From California to South Africa, candles should be lit to commemorate the passing of gospel giant Edwin Hawkins and noted South African writer and activist Keorapetse Kgositsile, best known as “Willie.”
And those candles are aglow with a common light. In 1970, when Melanie’s single “Lay Down (Candles in the Rain)” soared to a Top 10 hit on the Billboard Hot 100 charts, it was listed as Melanie with The Edwin Hawkins Singers.
In 1971, when Kgositsile published his book, “My Name Is Afrika,” the poet Gwendolyn Brooks in her introduction wrote, “I would say that he is a ‘master.’ If it were not for my belief that no one ‘masters’ anything, that each finds or makes his candle, then tries to see by the guttering light. Willie has made a good candle. And Willie has good eyes.”
Hawkins, a Grammy Award-winning gospel singer who gained international fame and acclaim with his recording of “Oh, Happy Day,” died Jan. 15 at his home in Pleasanton, Calif. He was 74.

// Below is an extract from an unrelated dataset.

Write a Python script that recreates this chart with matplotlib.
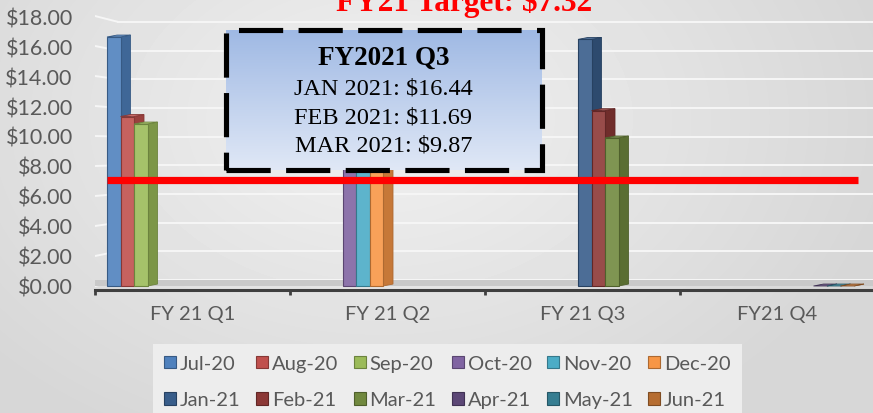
import numpy as np
import matplotlib
matplotlib.use('Agg')
import matplotlib.pyplot as plt
from matplotlib.patches import Polygon, Rectangle

# ---- data ----
quarters = ['FY 21 Q1', 'FY 21 Q2', 'FY 21 Q3', 'FY21 Q4']
months = ['Jul-20', 'Aug-20', 'Sep-20', 'Oct-20', 'Nov-20', 'Dec-20',
          'Jan-21', 'Feb-21', 'Mar-21', 'Apr-21', 'May-21', 'Jun-21']
q1_values = [16.6, 11.3, 10.8]    # Jul, Aug, Sep
q2_values = [8.9, 8.4, 7.8]       # Oct, Nov, Dec (tops hidden by the box)
q3_values = [16.44, 11.69, 9.87]  # Jan, Feb, Mar
q4_values = [0.0, 0.0, 0.0]       # Apr, May, Jun
target = 7.32
target_line = 7.1                 # where the red line sits in the picture
box_title = 'FY2021 Q3'
box_lines = ['JAN 2021: $16.44', 'FEB 2021: $11.69', 'MAR 2021: $9.87']
y_ticks = np.arange(0, 19, 2)

colors = ['#4F81BD', '#C0504D', '#9BBB59', '#8064A2', '#4BACC6', '#F79646',
          '#385D8A', '#8C3836', '#71893F', '#5C4776', '#357D91', '#B66D31']

quarter_values = [q1_values, q2_values, q3_values, q4_values]

W, H = 873, 414
fig = plt.figure(figsize=(W / 100, H / 100), dpi=100)

# soft grey background
bg = fig.add_axes([0, 0, 1, 1], zorder=-10)
yy, xx = np.mgrid[0:H, 0:W]
r = np.sqrt(((xx - 380) / 650.0) ** 2 + ((yy - 120) / 450.0) ** 2)
shade = np.clip(0.945 - 0.13 * r, 0.84, 0.945)
bg.imshow(shade, cmap='gray', vmin=0, vmax=1, aspect='auto',
          extent=[0, 1, 0, 1], transform=bg.transAxes)
bg.axis('off')


def px(x, y, w, h):
    # pixel box (from top-left) -> figure fraction rect
    return [x / W, 1 - (y + h) / H, w / W, h / H]


# main axes: 0 at y=287px, 15 px per dollar, x 95..875 px
ylo, yhi = -0.6, 18.4
top_px = 287 - 15 * yhi
bot_px = 287 - 15 * ylo
ax = fig.add_axes(px(95, top_px, 780, bot_px - top_px))
ax.set_xlim(0, 4)
ax.set_ylim(ylo, yhi)
ax.patch.set_alpha(0)
for s in ['top', 'right', 'left']:
    ax.spines[s].set_visible(False)
ax.spines['bottom'].set_position(('data', -0.27))
ax.spines['bottom'].set_color('#3f3f3f')
ax.spines['bottom'].set_linewidth(2.2)

# back wall gridlines (perspective) and floor
back = lambda v: 0.4 + 0.956 * v
wall_x = 0.118
for v in y_ticks:
    ax.plot([wall_x, 4], [back(v), back(v)], color='#f6f6f6', lw=1.4, zorder=1)
    ax.plot([0, wall_x], [v, back(v)], color='#f6f6f6', lw=1.4, zorder=1)
ax.fill_between([0, 4], 0, 0.4, color='#c9c9c9', zorder=1.5, lw=0)

ax.set_xticks(range(5))
ax.set_xticklabels([])
ax.set_xticks(np.arange(4) + 0.5, minor=True)
ax.set_xticklabels(quarters, minor=True)
ax.tick_params(axis='x', which='major', direction='out', length=3.5, width=2,
               color='#3f3f3f')
ax.tick_params(axis='x', which='minor', length=0, pad=11, labelsize=14.5,
               labelcolor='#595959')
ax.set_yticks(y_ticks)
ax.set_yticklabels(['${:.2f}'.format(v) for v in y_ticks])
ax.tick_params(axis='y', length=0, pad=16, labelsize=15.5, labelcolor='#595959')
for lab in ax.get_xticklabels(minor=True) + ax.get_yticklabels():
    lab.set_fontfamily('Lato')


def shade_col(c, f):
    rgb = np.array(matplotlib.colors.to_rgb(c))
    if f < 1:
        return tuple(rgb * f)
    return tuple(rgb + (1 - rgb) * (f - 1))


# 3D-ish clustered bars, 12 series per category
slot = 13.5 / 195
start = 12 / 195
dx, dy = 10 / 195, 0.13
z = 3
for k, month in enumerate(months):
    qi = k // 3
    v = quarter_values[qi][k % 3]
    x0 = qi + start + k * slot
    c = colors[k]
    edge = shade_col(c, 0.7)
    ax.add_patch(Polygon([(x0 + slot, 0), (x0 + slot + dx, dy),
                          (x0 + slot + dx, v + dy), (x0 + slot, v)],
                         closed=True, fc=shade_col(c, 0.8), ec=edge, lw=0.6,
                         zorder=z))
    ax.add_patch(Polygon([(x0, v), (x0 + dx, v + dy), (x0 + slot + dx, v + dy),
                          (x0 + slot, v)], closed=True, fc=shade_col(c, 1.15),
                         ec=edge, lw=0.6, zorder=z))
    if v > 0:
        ax.bar(x0, v, width=slot, align='edge', color=shade_col(c, 1.1),
               edgecolor=edge, linewidth=0.8, zorder=z + 0.5)
    z += 1

# target line
ax.plot([(107 - 95) / 195, (858 - 95) / 195], [target_line, target_line],
        color='#ff0000', lw=5.2, solid_capstyle='butt', zorder=40)

# legend, filled row by row (matplotlib fills columns first)
handles = [Rectangle((0, 0), 1, 1, fc=colors[k], ec=shade_col(colors[k], 0.7),
                     lw=0.8) for k in range(12)]
order = [r * 6 + c for c in range(6) for r in range(2)]
leg = fig.legend([handles[i] for i in order], [months[i] for i in order],
                 ncol=6, loc='upper left',
                 bbox_to_anchor=(153 / W, 1 - 345 / H), frameon=True,
                 prop={'family': 'Lato', 'size': 14.5}, handlelength=0.6,
                 handleheight=0.6, handletextpad=0.2, columnspacing=0.75,
                 labelspacing=0.95, borderpad=0.55, borderaxespad=0,
                 fancybox=False)
leg.get_frame().set_facecolor('#ededed')
leg.get_frame().set_edgecolor('none')
leg.get_frame().set_alpha(1)
for t in leg.get_texts():
    t.set_color('#595959')

# callout box with gradient fill and dashed border
bx = fig.add_axes(px(225.5, 30.5, 316, 140), zorder=50)
grad = np.linspace(0, 1, 200).reshape(-1, 1)
box_cmap = matplotlib.colors.LinearSegmentedColormap.from_list(
    'box', ['#9fb9e4', '#e0e8f6'])
bx.imshow(grad, cmap=box_cmap, aspect='auto', extent=[0, 1, 0, 1])
bx.set_xlim(0, 1)
bx.set_ylim(0, 1)
bx.axis('off')
bx.add_patch(Rectangle((0, 0), 1, 1, transform=bx.transAxes, fill=False,
                       ec='black', lw=3.7, ls=(0, (8.6, 3.0)),
                       joinstyle='miter', clip_on=False))
bx.text(0.5, 0.80, box_title, ha='center', va='center', fontsize=19.5,
        fontweight='bold', family='Liberation Serif')
for i, line in enumerate(box_lines):
    bx.text(0.5, 0.582 - i * 0.204, line, ha='center', va='center',
            fontsize=17.5, family='Liberation Serif')

# title (cut off by the top edge as in the picture)
fig.text(464 / W, 1 - 11 / H, 'FY21 Target: ${:.2f}'.format(target),
         ha='center', va='baseline', fontsize=22.5, fontweight='bold',
         family='Liberation Serif', color='#ff0000')

fig.savefig('out.png', dpi=100)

Kgositsile, the recipient of many awards and honors, including the Harlem Council Poetry Award and the Conrad Kent Rivers Memorial Poetry Award, died in Johannesburg Jan 3. He was 79.
Although their lives were separated in birth and death by thousands of miles, the two artists, of the same generation, left marks of excellence on their respective creative endeavors. Hawkins was only 7 years old when he replaced his mother as pianist in their church. It was in the church choirs that he honed his brilliance as a director, composer and keyboardist. He released his first album, “Let Us Go into the House of the Lord” in 1968.
“Oh, Happy Day” was one of the tracks on the album, an 18th century hymn, arranged by Hawkins in a call-and-response style, and was soon the banner launching inspirational music.
While Hawkins was acquiring recognition, Kgositsile was perfecting his writing after arriving in the states. Just as he had refused to continue matriculating at schools during the apartheid era in South Africa, he began his exile in America, which lasted from 1961 to 1975. Even so, his identification with the freedom fighters of his country was unwavering, and in the states he was able to solidify his literary pursuit and production.
A sample of his poetry is this stanza from “Dawn”:
“Remember in baton boot and bullet ritual
The bloodhounds of Monster Vorster wrote
SOWETO over the belly of my land
with the indelible blood of infants
So the young are no longer young
Not that they demand a hasty death.”
During this same period, Kgositsile began teaching at Columbia University and collaborating with other writers and activists in Harlem to found the Black Arts Theater.
Whether in the spiritual realm or on the revolutionary front in the fight against oppression, let the candles lit by Hawkins and Kgositsile forever burn and remind us of their legacies and commitment.